Yes, I did not include depreciation , but I do regard R&D as part of labor.
I stand by my point. I’m just doing a rough estimate.
IFS has already purchased the EUVs.
Given the second-source and tariff concerns, I figure Apple and others would accept a selling price of around $1.10 or even $1.20.
Let me explore this a little further:
There are two types of labor expenses. The first is
direct labor expense, which is directly related to the manufacturing of semiconductors. This type of labor cost is included in the
Cost of Goods Sold (COGS) and is factored in when calculating
Gross Profit.
Revenue – COGS = Gross Profit
The second type is
indirect labor expense, such as wages paid to HR, finance, and marketing personnel. This is part of
operating expenses, but it’s just one of many components within the operating expenses.
Gross Profit – Operating Expenses = Operating Profit
In your calculation, I believe you attributed the 10% difference between Gross Profit Margin and Operating Profit Margin to labor costs. However, this assumption is questionable. That’s because direct labor expenses, usually a significant labor component in semiconductor manufacturing, are already accounted for in COGS and reflected in Gross Profit. We can't count them again when analyzing Operating Profit.

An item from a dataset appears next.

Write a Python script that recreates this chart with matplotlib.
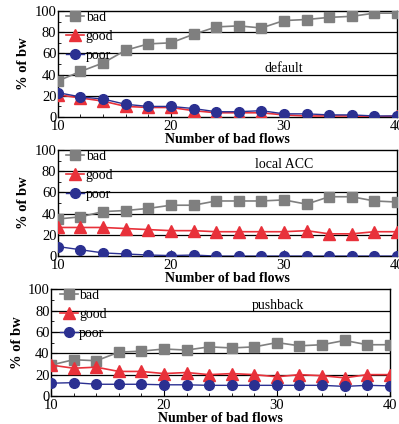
import matplotlib
matplotlib.use("Agg")
import matplotlib.pyplot as plt
from matplotlib.ticker import MultipleLocator

plt.rcParams['font.family'] = ['Liberation Serif', 'DejaVu Serif']

# data
flows = [10, 12, 14, 16, 18, 20, 22, 24, 26, 28, 30, 32, 34, 36, 38, 40]

default_bad = [34, 43, 51, 63, 69, 70, 78, 85, 86, 84, 91, 92, 94, 95, 98, 98]
default_good = [21, 18, 15, 10, 9, 9, 6, 4, 4, 4, 2, 1, 1, 1, 0, 1]
default_poor = [23, 19, 17, 12, 10, 10, 8, 5, 5, 6, 3, 3, 2, 2, 1, 1]

acc_bad = [35, 37, 42, 43, 45, 48, 48, 52, 52, 52, 53, 49, 56, 56, 52, 51]
acc_good = [27, 27, 27, 26, 25, 24, 24, 23, 23, 23, 23, 24, 21, 21, 23, 23]
acc_poor = [9, 6, 3, 2, 1, 0.5, 1, 0, 0, 0, 0, 0, 0, 0, 0, 0]

push_bad = [29, 34, 33, 41, 42, 44, 43, 46, 45, 46, 50, 47, 48, 52, 48, 48]
push_good = [29, 26, 27, 23, 23, 21, 22, 20, 21, 20, 18, 20, 19, 17, 20, 20]
push_poor = [12, 12.5, 11, 11, 11, 10.5, 10.5, 10, 10, 10, 10, 10, 10, 9, 10, 9.5]

panels = [
    ("default", default_bad, default_good, default_poor, [0.145, 0.724, 0.850, 0.250], (0.667, 0.46)),
    ("local ACC", acc_bad, acc_good, acc_poor, [0.145, 0.396, 0.850, 0.250], (0.667, 0.86)),
    ("pushback", push_bad, push_good, push_poor, [0.128, 0.066, 0.849, 0.252], (0.67, 0.85)),
]

GRAY = "#7f7f7f"
RED = "#e8313a"
BLUE = "#2b3091"

fig = plt.figure(figsize=(3.99, 4.24), dpi=100, facecolor="white")

for title, bad, good, poor, rect, tpos in panels:
    ax = fig.add_axes(rect)
    for y in [20, 40, 60, 80]:
        ax.axhline(y, color="black", linewidth=0.9, zorder=1)
    ax.plot(flows, bad, color=GRAY, marker="s", markersize=7.5, linewidth=1.2, label="bad", zorder=3)
    ax.plot(flows, good, color=RED, marker="^", markersize=8, linewidth=1.2, label="good", zorder=3)
    ax.plot(flows, poor, color=BLUE, marker="o", markersize=7, linewidth=1.0, label="poor", zorder=4)
    ax.set_xlim(10, 40)
    ax.set_ylim(0, 100)
    ax.xaxis.set_major_locator(MultipleLocator(10))
    ax.xaxis.set_minor_locator(MultipleLocator(2))
    ax.yaxis.set_major_locator(MultipleLocator(20))
    ax.yaxis.set_minor_locator(MultipleLocator(10))
    ax.tick_params(which="both", direction="in", labelsize=10.5)
    ax.tick_params(axis="y", pad=1)
    ax.tick_params(axis="x", pad=2)
    ax.tick_params(which="major", length=4)
    ax.tick_params(which="minor", length=2)
    for s in ax.spines.values():
        s.set_linewidth(1.0)
    ax.set_xlabel("Number of bad flows", fontsize=10, fontweight="bold", labelpad=0)
    ax.set_ylabel("% of bw", fontsize=10.5, fontweight="bold", labelpad=3)
    ax.text(tpos[0], tpos[1], title, transform=ax.transAxes, fontsize=10, ha="center", va="center")
    ax.legend(loc="upper left", frameon=False, fontsize=10, handlelength=1.3, handletextpad=0.1,
              borderaxespad=0.0, labelspacing=0.42, borderpad=0.0, bbox_to_anchor=(0.025, 1.0))

fig.savefig("out.png", dpi=100)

The indirect labor costs mentioned earlier are typically much smaller in proportion and are included under
“Marketing, General, and Administrative” (MG&A) in financial statements.
On the other hand,
R&D expense is typically a large and distinct item within operating expenses in the semiconductor manufacturing business. It is usually listed separately in financial reports and is not grouped with either direct or indirect labor expenses.
In the diagrams below for 2024, TSMC reported US$6.355 billion in Research and Development spending, while Intel reported US$16.546 billion.